Oh man! My heart goes out to you. I had the biggest rhoid after my ds's birth. I used some mexican herb which my mw swore by...didn't do a damn thing. What worked best was Prep H, cold cold sitz baths, daily enemas to keep me from getting constipated and time. I found the donut pillow aggravating as it kind of stretched my butt out - sorry for the tmi there but hey we are talking rhoids after all


----------



## MrsMoe (May 17, 2005)

Thanks for all the advice. I can now walk without feeling like I am going to cry. They were SO bad, and the one thing out of all the above that worked was the RX strength cortisone creame. I also took at least 2/3 warm baths a day.

I still have them, and think it will be a long while til they go away, but at least for now the worst part of pain has subsided. Thanks for all the advice girls!


----------



## Rebbeca P (Feb 5, 2007)

I feel like I won't survive!

I am 15 wks pregnant and am suffering extreme pain from my hemorrhoids!
In the past, I've delivered 5 babies naturally without any pain treatments, yet nothing was ever as bad as the Hemerrhoids I have now!!

I will try the grated potatoes, I know that it does magic on a burn, (If while working in the kitchen, you get a burn, take a slice of a fresh potato and place directly over the burn, leave on for a couple of minutes. Repeat if needed) but now I'll try it on the Hemorrhoids and let you know!


----------



## sevenkids (Dec 16, 2002)

There's an acupucture treatment that works _amazingly_ well. I'd reccomend seeing an acupucturist. Instant relief.


----------



## DoomaYula (Aug 22, 2006)

I always did sitz baths with vinegar. But yes, I totally feel your pain too. After dd's birth... yowch. And now I'm pregnant again and I have a feeling I'm getting some growth down there again.







:


----------



## zek_grrl (Jan 9, 2007)

Quote:


Originally Posted by *sevenkids* 
There's an acupucture treatment that works _amazingly_ well. I'd reccomend seeing an acupucturist. Instant relief.

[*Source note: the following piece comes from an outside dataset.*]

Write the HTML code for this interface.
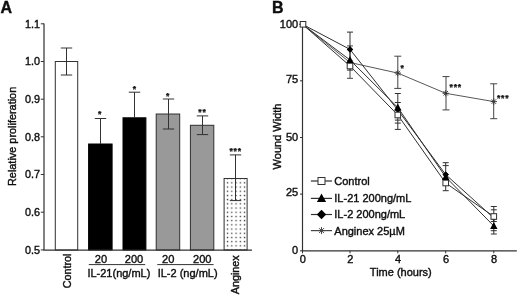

: Please please find an acupuncturist - I would highly recommend it!


----------



## WNB (Apr 29, 2006)

Drink water, water, water, and more water. (Goal = very soft stools). I've always had them, but they got worse during pregnancy. (To the point that the docs and nurses at delivery were like, "oh wow, we'll give you something for those!" HA - they didn't really bother me, just made it hard to clean up.)

Anyway - a lot of water has helped me a lot more than medicine or topical treatment. They are almost gone, which, again, is significant as I am pretty sure I've had hemorrhoids for _years_ and years, without pregnancy.


----------